Of course, we're supposed to take the namecalling in the first article as characteristic of the Mail's approach to the party. Not the entire second article, and not the parts of the first where it effectively says , "and anyway, what about the Muslims and the Danish cartoons - there's a collision of cultures - and what the BNP said wasn't as bad as the Jerry Springer opera". Definitely not the fact that in all the Mail's coverage of the trial, not one word of the prosecution was reported while the defence got an article all to itself, and the more extreme things Griffin and Collett said were left out. The bits where the Mail calls the BNP 'vile' are supposed to trump all that (not to mention the paper's own anti-Muslim, anti-asylum, anti-immigration rhetoric). BOOM! goes the scattergun.

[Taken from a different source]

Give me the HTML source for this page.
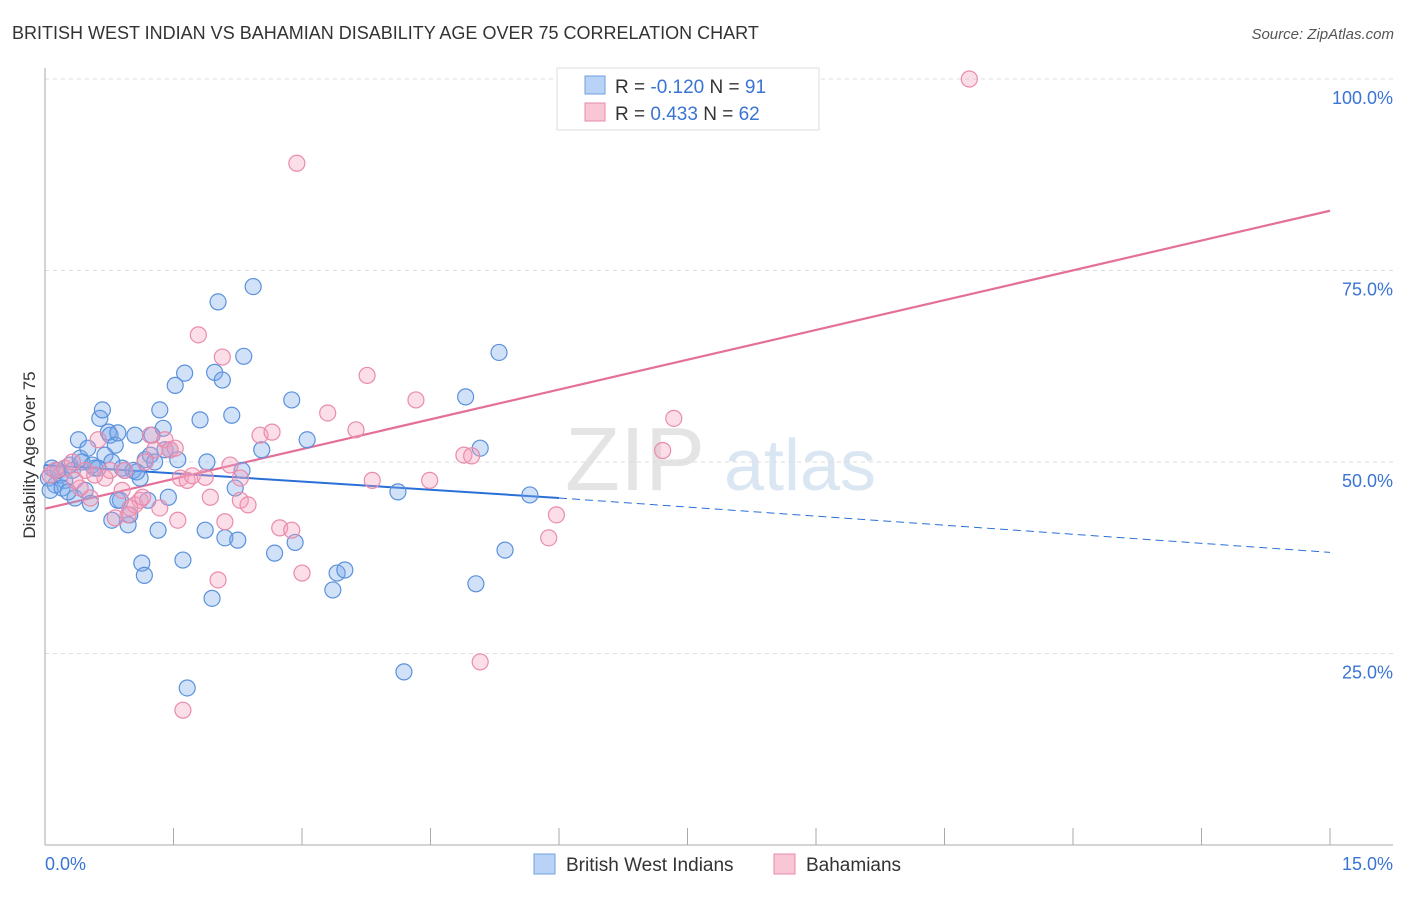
<!DOCTYPE html>
<html><head><meta charset="utf-8">
<style>
body{margin:0;background:#fff;font-family:"Liberation Sans",sans-serif;}
svg text{font-family:"Liberation Sans",sans-serif;}
</style></head>
<body>
<svg id="chart" width="1406" height="892" xmlns="http://www.w3.org/2000/svg">
<text x="12" y="39" font-size="18" fill="#333">BRITISH WEST INDIAN VS BAHAMIAN DISABILITY AGE OVER 75 CORRELATION CHART</text>
<text x="1394" y="39" font-size="15" fill="#555" text-anchor="end" font-style="italic">Source: ZipAtlas.com</text>
<g>
<text x="635" y="490" font-size="90" fill="#e4e4e4" font-family="Liberation Serif" text-anchor="middle">ZIP</text>
<text x="800" y="490" font-size="72" fill="#dbe6f3" text-anchor="middle">atlas</text>
</g>
<g id="grid"></g>
<g id="axes"></g>
<g id="lines"></g>
<g id="pts"></g>
<text x="35" y="455" font-size="17" fill="#333" text-anchor="middle" transform="rotate(-90 35 455)">Disability Age Over 75</text>
<g>
<rect x="557" y="68" width="262" height="62" fill="#fff" stroke="#ddd"/>
<rect x="585" y="76" width="20" height="18" fill="#b8d3f5" stroke="#6f9fe0"/>
<rect x="585" y="103" width="20" height="18" fill="#f9c6d5" stroke="#e88aa8"/>
<text x="615" y="93" font-size="19" fill="#333">R = <tspan fill="#3a74d4">-0.120</tspan>   N =  <tspan fill="#3a74d4">91</tspan></text>
<text x="615" y="120" font-size="19" fill="#333">R =  <tspan fill="#3a74d4">0.433</tspan>   N = <tspan fill="#3a74d4">62</tspan></text>
</g>
<g>
<rect x="534" y="854" width="21" height="20" fill="#b8d3f5" stroke="#6f9fe0"/>
<text x="566" y="871" font-size="19" fill="#333">British West Indians</text>
<rect x="774" y="854" width="21" height="20" fill="#f9c6d5" stroke="#e88aa8"/>
<text x="806" y="871" font-size="19" fill="#333">Bahamians</text>
</g>
</svg>
<script>
const blueX=[0.08,0.12,0.18,0.23,0.29,0.35,0.39,0.41,0.47,0.50,0.53,0.58,0.64,0.67,0.70,0.74,0.76,0.82,0.85,0.88,0.90,0.93,0.97,0.99,1.03,1.05,1.11,1.13,1.16,1.17,1.23,1.25,1.28,1.32,1.34,1.38,1.40,1.44,1.46,1.52,1.55,1.61,1.63,1.66,1.81,1.87,1.89,1.95,1.98,2.02,2.07,2.10,2.18,2.22,2.25,2.30,2.32,2.43,2.53,2.68,2.88,2.92,3.06,3.41,3.50,3.36,4.12,4.19,4.91,5.03,5.08,5.30,5.37,5.66,0.04,0.06,0.15,0.20,0.27,0.32,0.43,0.55,0.62,0.78,1.07,1.20,0.78,0.85];
const blueY=[49.2,47.0,48.3,47.6,49.6,45.3,52.9,50.5,46.3,51.8,44.6,49.2,55.7,56.8,50.9,53.9,53.5,52.2,53.8,45.0,49.2,48.9,41.8,43.1,48.9,53.5,47.9,36.8,35.2,50.3,50.9,53.5,50.0,41.1,56.8,54.4,51.6,45.4,51.6,60.0,50.3,37.2,61.6,20.5,55.5,41.1,50.0,32.2,61.7,70.9,60.7,40.1,56.1,46.6,39.8,48.9,63.8,72.9,51.6,38.1,58.1,39.5,52.9,35.5,35.9,33.3,46.1,22.6,58.5,34.1,51.8,64.3,38.5,45.7,47.9,46.3,48.9,46.6,46.1,48.9,50.0,49.6,49.2,50.0,48.7,45.0,42.4,45.0];
const pinkX=[0.06,0.12,0.23,0.32,0.41,0.47,0.53,0.62,0.70,0.76,0.82,0.90,0.93,0.97,1.05,1.11,1.14,1.23,1.28,1.34,1.40,1.46,1.52,1.58,1.61,1.66,1.72,1.79,1.93,2.02,2.07,2.10,2.16,2.28,2.37,2.51,2.65,2.74,2.88,2.94,3.00,3.30,3.63,3.76,3.82,4.33,4.49,4.89,4.98,5.08,5.88,5.97,7.21,7.34,10.79,0.35,0.58,0.99,1.17,1.55,1.87,2.28];
const pinkY=[48.3,48.9,49.2,50.0,46.6,48.9,45.3,52.9,47.9,48.9,42.7,46.3,48.9,43.1,44.4,45.0,45.4,53.5,51.6,44.0,52.9,51.6,51.8,47.9,17.6,47.6,48.2,66.6,45.4,34.6,63.7,42.2,49.6,45.0,44.4,53.5,53.9,41.4,41.1,89.0,35.5,56.4,54.2,61.3,47.6,58.1,47.6,50.9,50.8,23.9,40.1,43.1,51.5,55.7,100.0,47.6,48.3,44.0,50.0,42.4,48.0,47.9];
const yTicks=[25,50,75,100];
const yTickLabels=["25.0%","50.0%","75.0%","100.0%"];
const xTickCount=10;
const xMax=15;
const blueTrend=[[0,49.6],[6,45.3],[15,38.2]];
const pinkTrend=[[0,43.9],[15,82.8]];

const NS="http://www.w3.org/2000/svg";
const X0=45,X1=1330,Y0=845,Y100=79;
const sx=v=>X0+(X1-X0)*v/xMax;
const sy=v=>Y0-(Y0-Y100)*v/100;
function mk(tag,attrs,parent){const e=document.createElementNS(NS,tag);for(const k in attrs)e.setAttribute(k,attrs[k]);parent.appendChild(e);return e;}
const grid=document.getElementById('grid'),axes=document.getElementById('axes'),lines=document.getElementById('lines'),pts=document.getElementById('pts');
yTicks.forEach((t,i)=>{
  const l=mk('line',{x1:X0,x2:1393,y1:sy(t),y2:sy(t),stroke:'#ddd','stroke-dasharray':'4,4'},grid);
  
  
  const tx=mk('text',{x:1393,y:sy(t)+25,'font-size':18,fill:'#3a74d4','text-anchor':'end'},axes);
  tx.textContent=yTickLabels[i];
  
  
});
mk('line',{x1:X0,x2:X0,y1:68,y2:Y0,stroke:'#aaa'},axes);
mk('line',{x1:X0,x2:1393,y1:Y0,y2:Y0,stroke:'#aaa'},axes);
for(let i=0;i<=xTickCount;i++){
  const x=sx(xMax*i/xTickCount);
  const tk=mk('line',{x1:x,x2:x,y1:828,y2:Y0,stroke:'#aaa'},axes);
  
  
}
const xl0=mk('text',{x:45,y:870,'font-size':18,fill:'#3a74d4'},axes);xl0.textContent='0.0%';


const xl1=mk('text',{x:1393,y:870,'font-size':18,fill:'#3a74d4','text-anchor':'end'},axes);xl1.textContent='15.0%';



blueX.forEach((x,i)=>{const c=mk('circle',{cx:sx(x),cy:sy(blueY[i]),r:8,fill:'rgba(120,170,235,0.35)',stroke:'#5b91dc','stroke-width':1.2},pts);

});
pinkX.forEach((x,i)=>{const c=mk('circle',{cx:sx(x),cy:sy(pinkY[i]),r:8,fill:'rgba(245,160,190,0.35)',stroke:'#e98bab','stroke-width':1.2},pts);

});

const b1=mk('line',{x1:sx(blueTrend[0][0]),y1:sy(blueTrend[0][1]),x2:sx(blueTrend[1][0]),y2:sy(blueTrend[1][1]),stroke:'#2a6fd6','stroke-width':2},lines);


const b2=mk('line',{x1:sx(blueTrend[1][0]),y1:sy(blueTrend[1][1]),x2:sx(blueTrend[2][0]),y2:sy(blueTrend[2][1]),stroke:'#2a6fd6','stroke-width':1,'stroke-dasharray':'8,5'},lines);


const p1=mk('line',{x1:sx(pinkTrend[0][0]),y1:sy(pinkTrend[0][1]),x2:sx(pinkTrend[1][0]),y2:sy(pinkTrend[1][1]),stroke:'#e4709a','stroke-width':2.2},lines);


</script>
</body></html>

Gary Younge of the Guardian gave a presentation to the Runnymede Trust Conference on Developing Community Cohesion back in 2002. The whole thing's worth a read, but particuarly important to the scattergun approach to the truth is the opening:
I was reading Media Guardian a few weeks ago, on a Monday morning, and Paul Dacre says:
The old Daily Mail, I will be the first to admit, was slightly racist, but we are not now, and Stephen Lawrence was a turning point on that. It was a pivotal moment and, not that we did it for those reasons, we now have a lot more Black and Asian readers, and by God, I would like more of them. Racism appals me, and I wish I could get more Black and Asian reporters working for us but they don’t come into journalism….
The same day Paul Dacre, who is the Head of both the Mail and the Evening Standard, fired three Black and Asian reporters from the Evening Standard. All of which is to say there is a lot of nonsense and hypocrisy, and obfuscation that surrounds discussions of race in the media
See, there are two relevant facts here. Dacre says he wants more Black and Asian reporters to work for him, and on the same day he fires three. We're clearly supposed to take one of these two things to be indicative of his policy - and it's clearly what he says rather than the actions he takes that contradict it. BOOM!

This approach to the truth links in nicely with the confirmation bias of a paper's readership. As I said in 'Withdrawn!', if a reader already believes there's an immigration crisis, they're going to believe exaggerated stats over buried bits of accuracy. If a reader already thinks political correctness has gone mad, they're more likely to believe a council is banning something now rather than believe that a council advised against it at some point in the past. Especially if the fucking headline tells them that.

In a similar way, if a person believes themselves not to be racist, they'll likely nod along with the namecalling aimed at the BNP as well as nodding along with the paper's reports that mirror the party's policies, without ever connecting the two.

So, when this paper (and other tabloids) says or does something anti-racist, or anti-homophobic, or vaguely sensible, remember that the other things the paper does are just as important, if not more so. It's the cumulative effect of all of them together that are important, not just one or two pellets.